» What the task asks: Pictures stay out of the copy; set down each line of the listing below exactly.

═════ Data segment ═════

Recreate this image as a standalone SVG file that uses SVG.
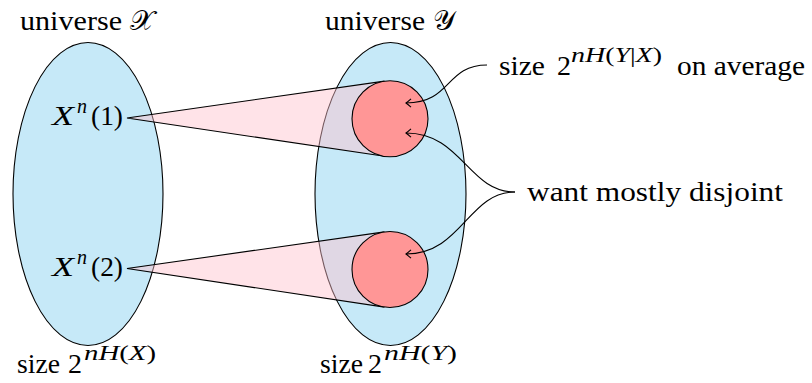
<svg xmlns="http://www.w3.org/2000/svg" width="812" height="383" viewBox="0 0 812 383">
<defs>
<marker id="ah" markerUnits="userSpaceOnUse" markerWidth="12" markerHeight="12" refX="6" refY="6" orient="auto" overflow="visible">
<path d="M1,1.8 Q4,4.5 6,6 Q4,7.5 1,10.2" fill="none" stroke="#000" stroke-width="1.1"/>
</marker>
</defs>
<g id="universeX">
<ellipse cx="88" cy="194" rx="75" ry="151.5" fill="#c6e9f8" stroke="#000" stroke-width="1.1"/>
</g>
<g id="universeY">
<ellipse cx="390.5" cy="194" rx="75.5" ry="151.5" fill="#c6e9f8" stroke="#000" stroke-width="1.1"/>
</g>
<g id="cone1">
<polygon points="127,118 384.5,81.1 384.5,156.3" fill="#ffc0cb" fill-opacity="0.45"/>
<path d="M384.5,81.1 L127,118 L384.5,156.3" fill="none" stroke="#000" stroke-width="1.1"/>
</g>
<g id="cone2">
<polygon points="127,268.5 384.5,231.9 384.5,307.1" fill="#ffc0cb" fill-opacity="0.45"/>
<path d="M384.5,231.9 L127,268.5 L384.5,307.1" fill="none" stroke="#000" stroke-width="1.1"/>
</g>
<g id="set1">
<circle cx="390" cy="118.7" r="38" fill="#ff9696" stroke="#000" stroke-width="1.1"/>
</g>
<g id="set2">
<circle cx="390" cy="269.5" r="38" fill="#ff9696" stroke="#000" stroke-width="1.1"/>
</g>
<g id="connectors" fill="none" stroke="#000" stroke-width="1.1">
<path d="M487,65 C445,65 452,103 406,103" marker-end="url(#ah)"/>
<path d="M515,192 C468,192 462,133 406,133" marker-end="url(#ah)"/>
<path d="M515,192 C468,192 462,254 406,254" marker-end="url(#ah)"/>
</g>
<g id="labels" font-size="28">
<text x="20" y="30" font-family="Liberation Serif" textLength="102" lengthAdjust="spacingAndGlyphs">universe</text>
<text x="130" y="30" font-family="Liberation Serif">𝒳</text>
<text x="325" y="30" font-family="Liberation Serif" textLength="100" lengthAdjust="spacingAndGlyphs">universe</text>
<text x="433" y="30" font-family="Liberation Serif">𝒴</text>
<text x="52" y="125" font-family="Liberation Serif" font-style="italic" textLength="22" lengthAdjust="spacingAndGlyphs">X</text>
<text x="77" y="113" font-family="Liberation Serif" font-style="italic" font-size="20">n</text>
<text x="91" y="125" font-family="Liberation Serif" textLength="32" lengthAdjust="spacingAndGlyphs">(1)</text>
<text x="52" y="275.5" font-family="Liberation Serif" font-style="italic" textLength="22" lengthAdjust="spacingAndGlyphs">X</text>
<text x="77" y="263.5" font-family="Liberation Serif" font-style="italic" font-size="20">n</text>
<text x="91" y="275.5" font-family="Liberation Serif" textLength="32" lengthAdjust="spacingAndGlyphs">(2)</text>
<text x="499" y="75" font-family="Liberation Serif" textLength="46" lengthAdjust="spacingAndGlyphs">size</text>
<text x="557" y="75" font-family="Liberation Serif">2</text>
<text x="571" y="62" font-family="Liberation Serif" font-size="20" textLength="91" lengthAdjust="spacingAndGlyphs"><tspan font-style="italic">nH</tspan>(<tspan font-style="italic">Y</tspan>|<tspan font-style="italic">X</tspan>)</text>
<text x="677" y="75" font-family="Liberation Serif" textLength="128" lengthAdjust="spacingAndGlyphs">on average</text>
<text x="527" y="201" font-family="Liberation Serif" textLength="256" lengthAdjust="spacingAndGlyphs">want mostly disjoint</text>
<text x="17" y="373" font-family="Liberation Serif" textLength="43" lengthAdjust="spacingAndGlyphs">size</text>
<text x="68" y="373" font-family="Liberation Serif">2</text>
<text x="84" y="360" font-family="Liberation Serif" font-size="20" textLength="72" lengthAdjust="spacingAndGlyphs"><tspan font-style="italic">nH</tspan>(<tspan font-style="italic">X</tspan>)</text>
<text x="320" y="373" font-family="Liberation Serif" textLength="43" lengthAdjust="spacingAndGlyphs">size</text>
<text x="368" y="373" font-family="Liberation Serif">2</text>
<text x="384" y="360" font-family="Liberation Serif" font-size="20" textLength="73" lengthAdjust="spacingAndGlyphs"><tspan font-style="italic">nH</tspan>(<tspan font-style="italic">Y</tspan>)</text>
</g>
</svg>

═════

» Solution to this problem:
Recreate this image as a standalone SVG file that uses SVG.
<svg xmlns="http://www.w3.org/2000/svg" width="812" height="383" viewBox="0 0 812 383">
<defs>
<marker id="ah" markerUnits="userSpaceOnUse" markerWidth="12" markerHeight="12" refX="6" refY="6" orient="auto" overflow="visible">
<path d="M1,1.8 Q4,4.5 6,6 Q4,7.5 1,10.2" fill="none" stroke="#000" stroke-width="1.1"/>
</marker>
</defs>
<g id="universeX">
<ellipse cx="88" cy="194" rx="75" ry="151.5" fill="#c6e9f8" stroke="#000" stroke-width="1.1"/>
</g>
<g id="universeY">
<ellipse cx="390.5" cy="194" rx="75.5" ry="151.5" fill="#c6e9f8" stroke="#000" stroke-width="1.1"/>
</g>
<g id="cone1">
<polygon points="127,118 384.5,81.1 384.5,156.3" fill="#ffc0cb" fill-opacity="0.45"/>
<path d="M384.5,81.1 L127,118 L384.5,156.3" fill="none" stroke="#000" stroke-width="1.1"/>
</g>
<g id="cone2">
<polygon points="127,268.5 384.5,231.9 384.5,307.1" fill="#ffc0cb" fill-opacity="0.45"/>
<path d="M384.5,231.9 L127,268.5 L384.5,307.1" fill="none" stroke="#000" stroke-width="1.1"/>
</g>
<g id="set1">
<circle cx="390" cy="118.7" r="38" fill="#ff9696" stroke="#000" stroke-width="1.1"/>
</g>
<g id="set2">
<circle cx="390" cy="269.5" r="38" fill="#ff9696" stroke="#000" stroke-width="1.1"/>
</g>
<g id="connectors" fill="none" stroke="#000" stroke-width="1.1">
<path d="M487,65 C445,65 452,103 406,103" marker-end="url(#ah)"/>
<path d="M515,192 C468,192 462,133 406,133" marker-end="url(#ah)"/>
<path d="M515,192 C468,192 462,254 406,254" marker-end="url(#ah)"/>
</g>
<g id="labels" font-size="28">
<text x="20" y="30" font-family="Liberation Serif" textLength="102" lengthAdjust="spacingAndGlyphs">universe</text>
<text x="130" y="30" font-family="Liberation Serif">𝒳</text>
<text x="325" y="30" font-family="Liberation Serif" textLength="100" lengthAdjust="spacingAndGlyphs">universe</text>
<text x="433" y="30" font-family="Liberation Serif">𝒴</text>
<text x="52" y="125" font-family="Liberation Serif" font-style="italic" textLength="22" lengthAdjust="spacingAndGlyphs">X</text>
<text x="77" y="113" font-family="Liberation Serif" font-style="italic" font-size="20">n</text>
<text x="91" y="125" font-family="Liberation Serif" textLength="32" lengthAdjust="spacingAndGlyphs">(1)</text>
<text x="52" y="275.5" font-family="Liberation Serif" font-style="italic" textLength="22" lengthAdjust="spacingAndGlyphs">X</text>
<text x="77" y="263.5" font-family="Liberation Serif" font-style="italic" font-size="20">n</text>
<text x="91" y="275.5" font-family="Liberation Serif" textLength="32" lengthAdjust="spacingAndGlyphs">(2)</text>
<text x="499" y="75" font-family="Liberation Serif" textLength="46" lengthAdjust="spacingAndGlyphs">size</text>
<text x="557" y="75" font-family="Liberation Serif">2</text>
<text x="571" y="62" font-family="Liberation Serif" font-size="20" textLength="91" lengthAdjust="spacingAndGlyphs"><tspan font-style="italic">nH</tspan>(<tspan font-style="italic">Y</tspan>|<tspan font-style="italic">X</tspan>)</text>
<text x="677" y="75" font-family="Liberation Serif" textLength="128" lengthAdjust="spacingAndGlyphs">on average</text>
<text x="527" y="201" font-family="Liberation Serif" textLength="256" lengthAdjust="spacingAndGlyphs">want mostly disjoint</text>
<text x="17" y="373" font-family="Liberation Serif" textLength="43" lengthAdjust="spacingAndGlyphs">size</text>
<text x="68" y="373" font-family="Liberation Serif">2</text>
<text x="84" y="360" font-family="Liberation Serif" font-size="20" textLength="72" lengthAdjust="spacingAndGlyphs"><tspan font-style="italic">nH</tspan>(<tspan font-style="italic">X</tspan>)</text>
<text x="320" y="373" font-family="Liberation Serif" textLength="43" lengthAdjust="spacingAndGlyphs">size</text>
<text x="368" y="373" font-family="Liberation Serif">2</text>
<text x="384" y="360" font-family="Liberation Serif" font-size="20" textLength="73" lengthAdjust="spacingAndGlyphs"><tspan font-style="italic">nH</tspan>(<tspan font-style="italic">Y</tspan>)</text>
</g>
</svg>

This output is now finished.